§ DO THIS
Without the pictures, print each of the records below exactly as it appears.
** begin **
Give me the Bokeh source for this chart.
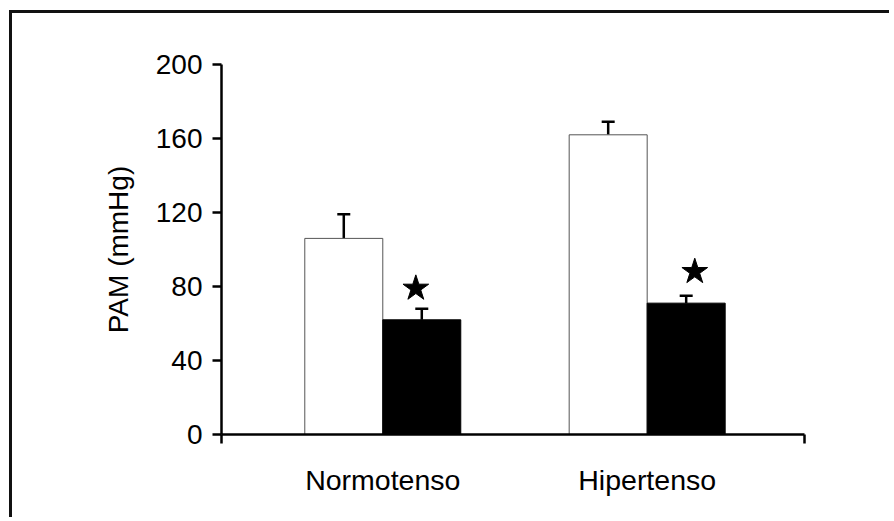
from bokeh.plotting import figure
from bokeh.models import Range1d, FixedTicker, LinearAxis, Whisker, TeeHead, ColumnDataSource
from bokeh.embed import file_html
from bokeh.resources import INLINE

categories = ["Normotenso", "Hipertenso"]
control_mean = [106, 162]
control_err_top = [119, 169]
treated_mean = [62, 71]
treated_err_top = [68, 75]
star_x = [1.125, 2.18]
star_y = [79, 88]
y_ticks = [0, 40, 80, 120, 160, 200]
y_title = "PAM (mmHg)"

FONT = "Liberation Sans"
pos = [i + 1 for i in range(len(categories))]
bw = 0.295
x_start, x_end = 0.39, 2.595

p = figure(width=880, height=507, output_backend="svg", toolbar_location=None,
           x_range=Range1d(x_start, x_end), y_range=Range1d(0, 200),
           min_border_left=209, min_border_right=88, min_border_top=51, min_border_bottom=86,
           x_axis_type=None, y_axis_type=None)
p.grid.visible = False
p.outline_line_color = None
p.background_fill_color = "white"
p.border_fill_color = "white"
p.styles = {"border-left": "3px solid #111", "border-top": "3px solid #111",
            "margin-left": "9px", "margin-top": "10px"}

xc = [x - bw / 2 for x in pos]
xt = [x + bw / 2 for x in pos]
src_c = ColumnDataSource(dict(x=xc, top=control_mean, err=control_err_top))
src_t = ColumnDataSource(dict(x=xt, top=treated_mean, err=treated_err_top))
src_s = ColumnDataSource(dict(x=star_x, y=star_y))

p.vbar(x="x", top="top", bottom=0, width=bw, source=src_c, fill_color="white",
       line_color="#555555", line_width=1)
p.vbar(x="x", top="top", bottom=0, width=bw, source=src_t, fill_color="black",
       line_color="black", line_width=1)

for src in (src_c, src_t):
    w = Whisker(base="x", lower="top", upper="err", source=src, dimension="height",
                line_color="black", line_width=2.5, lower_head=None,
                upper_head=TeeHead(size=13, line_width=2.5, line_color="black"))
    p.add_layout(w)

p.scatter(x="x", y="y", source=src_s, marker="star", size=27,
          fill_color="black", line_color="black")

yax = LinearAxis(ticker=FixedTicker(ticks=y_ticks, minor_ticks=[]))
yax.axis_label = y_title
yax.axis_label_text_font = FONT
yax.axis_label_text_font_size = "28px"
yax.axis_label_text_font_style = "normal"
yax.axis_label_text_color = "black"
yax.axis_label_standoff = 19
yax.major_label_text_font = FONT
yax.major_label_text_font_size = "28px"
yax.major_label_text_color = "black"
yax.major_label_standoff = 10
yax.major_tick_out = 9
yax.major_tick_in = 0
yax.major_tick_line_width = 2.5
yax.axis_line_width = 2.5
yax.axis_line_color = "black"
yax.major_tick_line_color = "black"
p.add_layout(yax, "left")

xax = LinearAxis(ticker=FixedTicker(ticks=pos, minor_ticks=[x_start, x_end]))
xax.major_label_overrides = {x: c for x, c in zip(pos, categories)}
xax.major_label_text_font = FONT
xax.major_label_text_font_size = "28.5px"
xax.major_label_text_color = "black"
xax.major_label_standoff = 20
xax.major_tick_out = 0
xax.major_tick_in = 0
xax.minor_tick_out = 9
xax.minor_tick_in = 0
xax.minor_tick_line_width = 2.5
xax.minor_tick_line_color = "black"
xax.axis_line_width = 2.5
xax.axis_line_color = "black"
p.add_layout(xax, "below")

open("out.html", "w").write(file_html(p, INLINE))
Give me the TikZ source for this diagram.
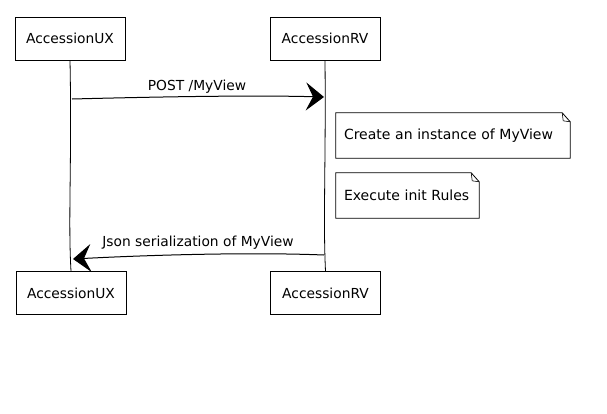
** end **
§ EXERCISE OUTPUT
Give me the Bokeh source for this chart.
from bokeh.plotting import figure
from bokeh.models import Range1d, FixedTicker, LinearAxis, Whisker, TeeHead, ColumnDataSource
from bokeh.embed import file_html
from bokeh.resources import INLINE

categories = ["Normotenso", "Hipertenso"]
control_mean = [106, 162]
control_err_top = [119, 169]
treated_mean = [62, 71]
treated_err_top = [68, 75]
star_x = [1.125, 2.18]
star_y = [79, 88]
y_ticks = [0, 40, 80, 120, 160, 200]
y_title = "PAM (mmHg)"

FONT = "Liberation Sans"
pos = [i + 1 for i in range(len(categories))]
bw = 0.295
x_start, x_end = 0.39, 2.595

p = figure(width=880, height=507, output_backend="svg", toolbar_location=None,
           x_range=Range1d(x_start, x_end), y_range=Range1d(0, 200),
           min_border_left=209, min_border_right=88, min_border_top=51, min_border_bottom=86,
           x_axis_type=None, y_axis_type=None)
p.grid.visible = False
p.outline_line_color = None
p.background_fill_color = "white"
p.border_fill_color = "white"
p.styles = {"border-left": "3px solid #111", "border-top": "3px solid #111",
            "margin-left": "9px", "margin-top": "10px"}

xc = [x - bw / 2 for x in pos]
xt = [x + bw / 2 for x in pos]
src_c = ColumnDataSource(dict(x=xc, top=control_mean, err=control_err_top))
src_t = ColumnDataSource(dict(x=xt, top=treated_mean, err=treated_err_top))
src_s = ColumnDataSource(dict(x=star_x, y=star_y))

p.vbar(x="x", top="top", bottom=0, width=bw, source=src_c, fill_color="white",
       line_color="#555555", line_width=1)
p.vbar(x="x", top="top", bottom=0, width=bw, source=src_t, fill_color="black",
       line_color="black", line_width=1)

for src in (src_c, src_t):
    w = Whisker(base="x", lower="top", upper="err", source=src, dimension="height",
                line_color="black", line_width=2.5, lower_head=None,
                upper_head=TeeHead(size=13, line_width=2.5, line_color="black"))
    p.add_layout(w)

p.scatter(x="x", y="y", source=src_s, marker="star", size=27,
          fill_color="black", line_color="black")

yax = LinearAxis(ticker=FixedTicker(ticks=y_ticks, minor_ticks=[]))
yax.axis_label = y_title
yax.axis_label_text_font = FONT
yax.axis_label_text_font_size = "28px"
yax.axis_label_text_font_style = "normal"
yax.axis_label_text_color = "black"
yax.axis_label_standoff = 19
yax.major_label_text_font = FONT
yax.major_label_text_font_size = "28px"
yax.major_label_text_color = "black"
yax.major_label_standoff = 10
yax.major_tick_out = 9
yax.major_tick_in = 0
yax.major_tick_line_width = 2.5
yax.axis_line_width = 2.5
yax.axis_line_color = "black"
yax.major_tick_line_color = "black"
p.add_layout(yax, "left")

xax = LinearAxis(ticker=FixedTicker(ticks=pos, minor_ticks=[x_start, x_end]))
xax.major_label_overrides = {x: c for x, c in zip(pos, categories)}
xax.major_label_text_font = FONT
xax.major_label_text_font_size = "28.5px"
xax.major_label_text_color = "black"
xax.major_label_standoff = 20
xax.major_tick_out = 0
xax.major_tick_in = 0
xax.minor_tick_out = 9
xax.minor_tick_in = 0
xax.minor_tick_line_width = 2.5
xax.minor_tick_line_color = "black"
xax.axis_line_width = 2.5
xax.axis_line_color = "black"
p.add_layout(xax, "below")

open("out.html", "w").write(file_html(p, INLINE))
Give me the TikZ source for this diagram.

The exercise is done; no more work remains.